**PROBLEM REQUIREMENTS:** Everything from the line containing "Convert this chart to Plotly code." through the line containing "edges_hi = bin_start" must be written out exactly, and nothing more; leave any pictures out.

**ENTRIES PROVIDED:**
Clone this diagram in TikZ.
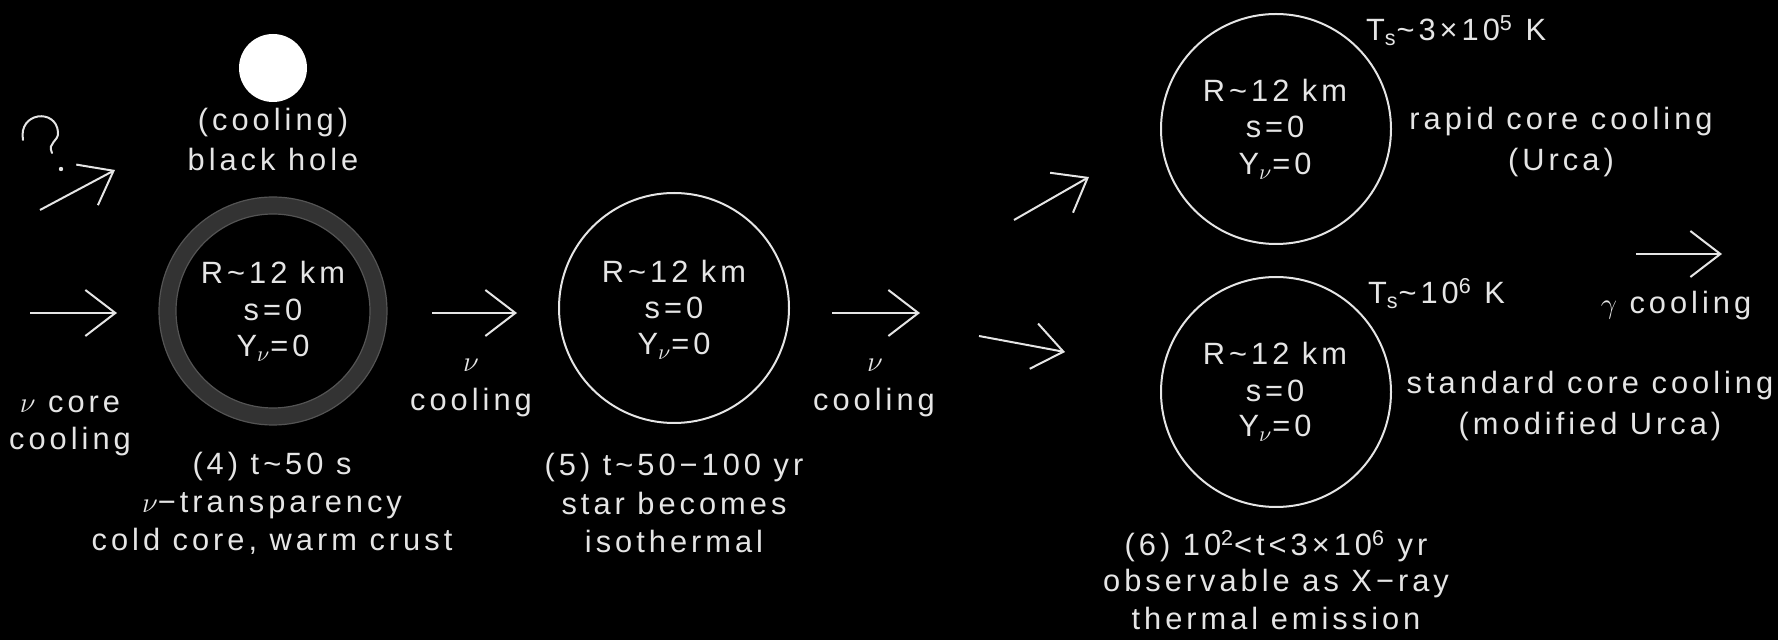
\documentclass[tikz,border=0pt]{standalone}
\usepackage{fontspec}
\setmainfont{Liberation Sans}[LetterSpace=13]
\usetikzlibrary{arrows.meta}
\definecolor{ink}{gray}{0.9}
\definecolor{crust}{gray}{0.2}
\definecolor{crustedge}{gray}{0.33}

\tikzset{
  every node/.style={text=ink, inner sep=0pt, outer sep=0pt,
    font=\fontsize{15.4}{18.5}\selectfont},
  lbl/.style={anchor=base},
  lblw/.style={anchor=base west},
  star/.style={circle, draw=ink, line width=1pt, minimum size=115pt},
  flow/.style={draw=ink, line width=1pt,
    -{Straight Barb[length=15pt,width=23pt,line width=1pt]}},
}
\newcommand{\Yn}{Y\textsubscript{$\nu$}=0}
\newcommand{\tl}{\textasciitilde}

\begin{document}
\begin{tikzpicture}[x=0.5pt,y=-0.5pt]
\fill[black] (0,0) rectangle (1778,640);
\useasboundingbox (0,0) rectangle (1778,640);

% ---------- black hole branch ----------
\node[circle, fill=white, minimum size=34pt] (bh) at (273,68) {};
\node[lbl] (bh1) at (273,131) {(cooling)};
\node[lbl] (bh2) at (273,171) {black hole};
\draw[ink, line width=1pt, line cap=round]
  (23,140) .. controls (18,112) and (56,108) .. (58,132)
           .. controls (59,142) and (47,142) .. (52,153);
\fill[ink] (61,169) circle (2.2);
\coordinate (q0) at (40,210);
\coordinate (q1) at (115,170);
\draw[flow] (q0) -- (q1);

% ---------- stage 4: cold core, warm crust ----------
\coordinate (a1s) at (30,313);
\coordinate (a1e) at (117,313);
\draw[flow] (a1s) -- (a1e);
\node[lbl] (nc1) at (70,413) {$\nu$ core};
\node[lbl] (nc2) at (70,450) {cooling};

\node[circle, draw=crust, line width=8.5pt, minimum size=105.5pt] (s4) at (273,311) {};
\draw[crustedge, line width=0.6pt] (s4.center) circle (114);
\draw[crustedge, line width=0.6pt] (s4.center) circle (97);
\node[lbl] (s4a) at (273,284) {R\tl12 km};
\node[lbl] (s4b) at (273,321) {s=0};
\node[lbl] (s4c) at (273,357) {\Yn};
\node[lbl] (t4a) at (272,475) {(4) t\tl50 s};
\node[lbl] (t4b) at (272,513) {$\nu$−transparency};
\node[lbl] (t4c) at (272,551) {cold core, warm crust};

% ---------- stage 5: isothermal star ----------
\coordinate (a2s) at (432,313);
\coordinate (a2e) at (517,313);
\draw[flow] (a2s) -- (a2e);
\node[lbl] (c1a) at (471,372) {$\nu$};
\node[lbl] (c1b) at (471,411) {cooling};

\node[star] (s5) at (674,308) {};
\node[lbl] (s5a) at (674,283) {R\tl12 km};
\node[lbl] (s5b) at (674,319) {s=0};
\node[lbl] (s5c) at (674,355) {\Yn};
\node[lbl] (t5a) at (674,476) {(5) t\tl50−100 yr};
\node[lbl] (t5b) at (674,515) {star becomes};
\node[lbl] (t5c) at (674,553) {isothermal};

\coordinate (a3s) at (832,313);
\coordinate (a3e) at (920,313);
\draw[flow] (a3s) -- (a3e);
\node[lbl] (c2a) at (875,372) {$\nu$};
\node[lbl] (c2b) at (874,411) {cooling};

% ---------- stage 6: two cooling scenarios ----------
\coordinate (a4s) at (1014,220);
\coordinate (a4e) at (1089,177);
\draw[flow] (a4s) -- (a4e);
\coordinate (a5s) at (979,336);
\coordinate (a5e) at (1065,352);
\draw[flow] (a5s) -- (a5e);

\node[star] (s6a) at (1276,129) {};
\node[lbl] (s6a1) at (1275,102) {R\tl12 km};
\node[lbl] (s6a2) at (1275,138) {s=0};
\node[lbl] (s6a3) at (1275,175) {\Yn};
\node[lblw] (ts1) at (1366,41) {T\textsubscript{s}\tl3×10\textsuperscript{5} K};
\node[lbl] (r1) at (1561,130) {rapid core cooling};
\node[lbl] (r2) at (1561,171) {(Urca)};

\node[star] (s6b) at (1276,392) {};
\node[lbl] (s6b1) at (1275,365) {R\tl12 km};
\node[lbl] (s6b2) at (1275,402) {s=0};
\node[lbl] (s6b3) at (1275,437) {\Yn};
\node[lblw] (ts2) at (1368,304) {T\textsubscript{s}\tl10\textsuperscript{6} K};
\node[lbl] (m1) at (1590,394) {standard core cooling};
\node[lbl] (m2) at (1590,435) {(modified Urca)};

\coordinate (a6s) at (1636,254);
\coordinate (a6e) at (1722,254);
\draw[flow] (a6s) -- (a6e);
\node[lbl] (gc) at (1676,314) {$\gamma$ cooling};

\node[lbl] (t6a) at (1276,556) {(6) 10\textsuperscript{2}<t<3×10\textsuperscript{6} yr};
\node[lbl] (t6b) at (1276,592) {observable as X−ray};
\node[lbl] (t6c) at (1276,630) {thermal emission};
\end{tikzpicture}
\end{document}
* * *
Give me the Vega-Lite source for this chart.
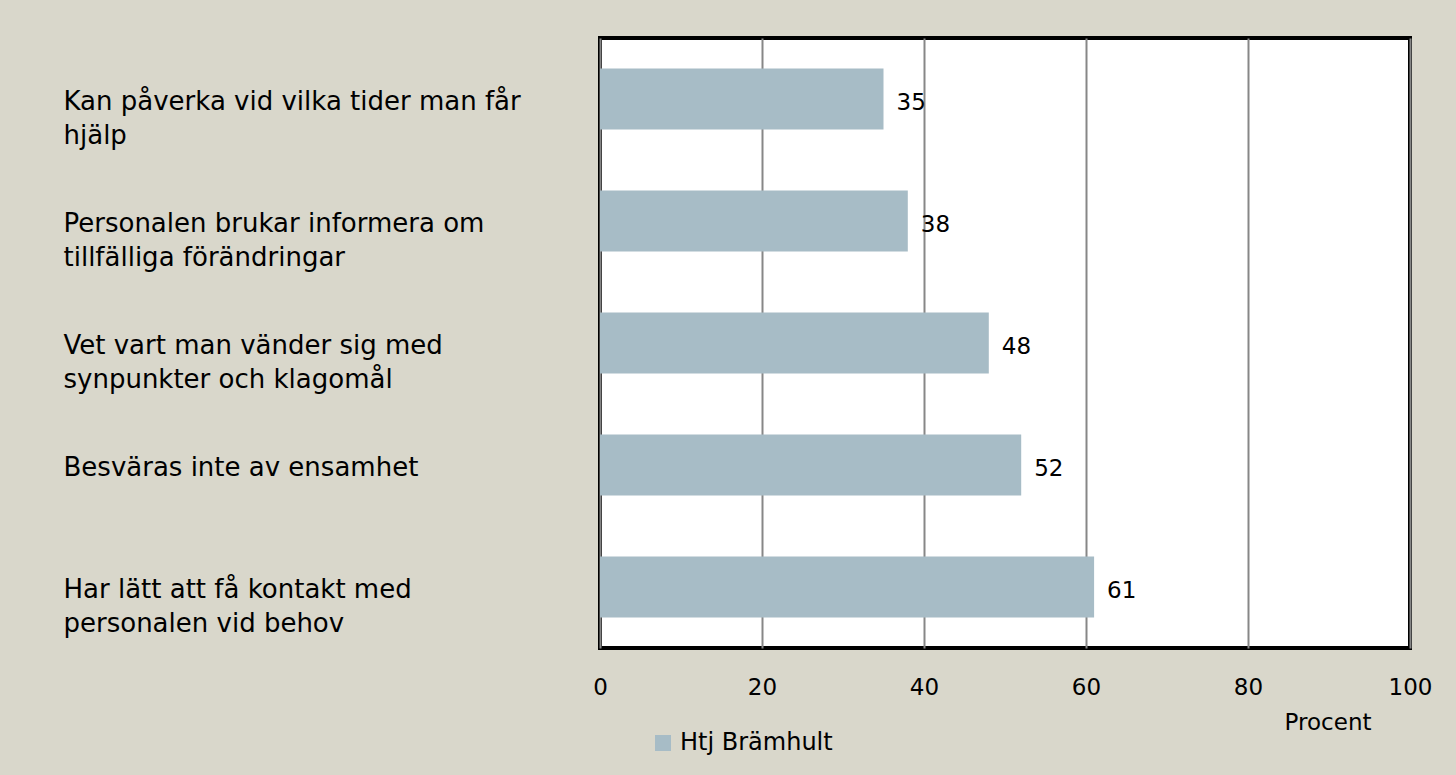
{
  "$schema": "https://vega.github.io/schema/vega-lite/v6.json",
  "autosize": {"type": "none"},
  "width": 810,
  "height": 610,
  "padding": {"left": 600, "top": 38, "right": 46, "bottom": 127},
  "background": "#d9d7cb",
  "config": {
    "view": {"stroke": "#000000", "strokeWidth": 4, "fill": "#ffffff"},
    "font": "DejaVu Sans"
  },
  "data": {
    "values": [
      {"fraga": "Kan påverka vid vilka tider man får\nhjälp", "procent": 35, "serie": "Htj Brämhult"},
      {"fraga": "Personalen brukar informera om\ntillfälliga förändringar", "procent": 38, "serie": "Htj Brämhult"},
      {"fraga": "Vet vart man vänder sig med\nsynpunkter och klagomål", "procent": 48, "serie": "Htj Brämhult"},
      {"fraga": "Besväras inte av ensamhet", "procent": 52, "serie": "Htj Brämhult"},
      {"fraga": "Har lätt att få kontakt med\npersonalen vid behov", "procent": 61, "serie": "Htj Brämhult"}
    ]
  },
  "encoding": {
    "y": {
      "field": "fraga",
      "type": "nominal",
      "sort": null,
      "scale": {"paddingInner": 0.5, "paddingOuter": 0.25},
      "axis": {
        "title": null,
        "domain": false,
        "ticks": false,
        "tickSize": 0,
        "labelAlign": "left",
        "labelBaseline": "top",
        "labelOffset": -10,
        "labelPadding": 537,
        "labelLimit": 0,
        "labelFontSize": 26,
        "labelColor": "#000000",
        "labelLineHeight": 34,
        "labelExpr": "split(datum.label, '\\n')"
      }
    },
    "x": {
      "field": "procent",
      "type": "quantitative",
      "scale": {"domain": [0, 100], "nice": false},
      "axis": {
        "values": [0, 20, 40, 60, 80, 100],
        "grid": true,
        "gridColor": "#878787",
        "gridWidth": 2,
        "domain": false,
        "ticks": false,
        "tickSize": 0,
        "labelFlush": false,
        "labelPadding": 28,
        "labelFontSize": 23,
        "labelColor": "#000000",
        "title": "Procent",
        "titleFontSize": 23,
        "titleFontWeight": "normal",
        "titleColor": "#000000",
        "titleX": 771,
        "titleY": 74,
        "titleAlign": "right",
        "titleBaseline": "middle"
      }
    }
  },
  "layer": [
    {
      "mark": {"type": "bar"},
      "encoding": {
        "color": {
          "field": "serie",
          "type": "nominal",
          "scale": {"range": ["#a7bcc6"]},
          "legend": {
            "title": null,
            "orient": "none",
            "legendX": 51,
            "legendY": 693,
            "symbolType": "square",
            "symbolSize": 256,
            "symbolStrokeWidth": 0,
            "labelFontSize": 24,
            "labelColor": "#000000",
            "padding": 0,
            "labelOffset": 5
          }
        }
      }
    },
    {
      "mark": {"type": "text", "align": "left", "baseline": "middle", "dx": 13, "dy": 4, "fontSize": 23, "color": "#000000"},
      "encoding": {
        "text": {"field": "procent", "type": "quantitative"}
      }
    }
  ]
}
==
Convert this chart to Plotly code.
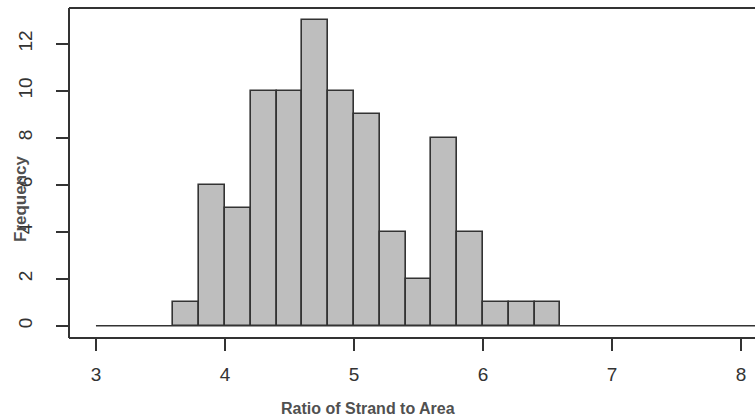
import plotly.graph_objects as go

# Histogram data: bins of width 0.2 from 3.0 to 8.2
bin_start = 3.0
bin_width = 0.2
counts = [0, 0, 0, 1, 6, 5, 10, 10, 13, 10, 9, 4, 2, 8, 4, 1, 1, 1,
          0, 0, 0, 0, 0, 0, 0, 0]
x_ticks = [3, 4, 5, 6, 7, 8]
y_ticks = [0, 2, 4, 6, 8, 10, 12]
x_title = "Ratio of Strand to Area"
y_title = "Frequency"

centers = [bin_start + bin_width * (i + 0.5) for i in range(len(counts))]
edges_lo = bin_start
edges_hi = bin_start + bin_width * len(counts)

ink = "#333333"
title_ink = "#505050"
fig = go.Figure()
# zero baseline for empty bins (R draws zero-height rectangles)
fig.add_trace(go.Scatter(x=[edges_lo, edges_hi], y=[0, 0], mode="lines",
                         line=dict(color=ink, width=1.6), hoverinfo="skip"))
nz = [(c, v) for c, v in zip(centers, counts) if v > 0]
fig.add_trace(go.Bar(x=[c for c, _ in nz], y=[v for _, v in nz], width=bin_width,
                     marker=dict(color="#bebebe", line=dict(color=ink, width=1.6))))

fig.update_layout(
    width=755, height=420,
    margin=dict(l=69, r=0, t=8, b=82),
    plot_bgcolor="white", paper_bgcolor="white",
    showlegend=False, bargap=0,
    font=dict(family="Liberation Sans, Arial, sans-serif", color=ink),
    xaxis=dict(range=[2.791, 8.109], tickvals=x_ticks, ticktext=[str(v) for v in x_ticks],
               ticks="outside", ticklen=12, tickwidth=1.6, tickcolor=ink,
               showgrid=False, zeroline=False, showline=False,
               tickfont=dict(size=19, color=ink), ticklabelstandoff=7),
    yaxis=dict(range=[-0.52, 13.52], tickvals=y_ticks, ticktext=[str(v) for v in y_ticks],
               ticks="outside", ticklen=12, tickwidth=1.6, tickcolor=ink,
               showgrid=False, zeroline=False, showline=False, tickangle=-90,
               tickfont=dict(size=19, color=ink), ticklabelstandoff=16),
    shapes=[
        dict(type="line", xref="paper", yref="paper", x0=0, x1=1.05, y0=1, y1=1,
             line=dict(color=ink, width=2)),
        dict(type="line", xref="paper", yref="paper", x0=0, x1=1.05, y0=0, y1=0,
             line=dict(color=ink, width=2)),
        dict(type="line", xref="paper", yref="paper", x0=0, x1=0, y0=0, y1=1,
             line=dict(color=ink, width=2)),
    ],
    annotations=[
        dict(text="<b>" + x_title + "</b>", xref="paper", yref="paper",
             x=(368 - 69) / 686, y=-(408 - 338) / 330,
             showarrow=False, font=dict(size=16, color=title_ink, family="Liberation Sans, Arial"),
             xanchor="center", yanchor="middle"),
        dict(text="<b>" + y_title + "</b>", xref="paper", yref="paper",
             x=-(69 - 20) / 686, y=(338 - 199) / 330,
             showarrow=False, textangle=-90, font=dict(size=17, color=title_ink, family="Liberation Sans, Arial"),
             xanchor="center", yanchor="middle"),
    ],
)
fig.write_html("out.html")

**FULL SOLUTION:**
Convert this chart to Plotly code.
import plotly.graph_objects as go

# Histogram data: bins of width 0.2 from 3.0 to 8.2
bin_start = 3.0
bin_width = 0.2
counts = [0, 0, 0, 1, 6, 5, 10, 10, 13, 10, 9, 4, 2, 8, 4, 1, 1, 1,
          0, 0, 0, 0, 0, 0, 0, 0]
x_ticks = [3, 4, 5, 6, 7, 8]
y_ticks = [0, 2, 4, 6, 8, 10, 12]
x_title = "Ratio of Strand to Area"
y_title = "Frequency"

centers = [bin_start + bin_width * (i + 0.5) for i in range(len(counts))]
edges_lo = bin_start
edges_hi = bin_start + bin_width * len(counts)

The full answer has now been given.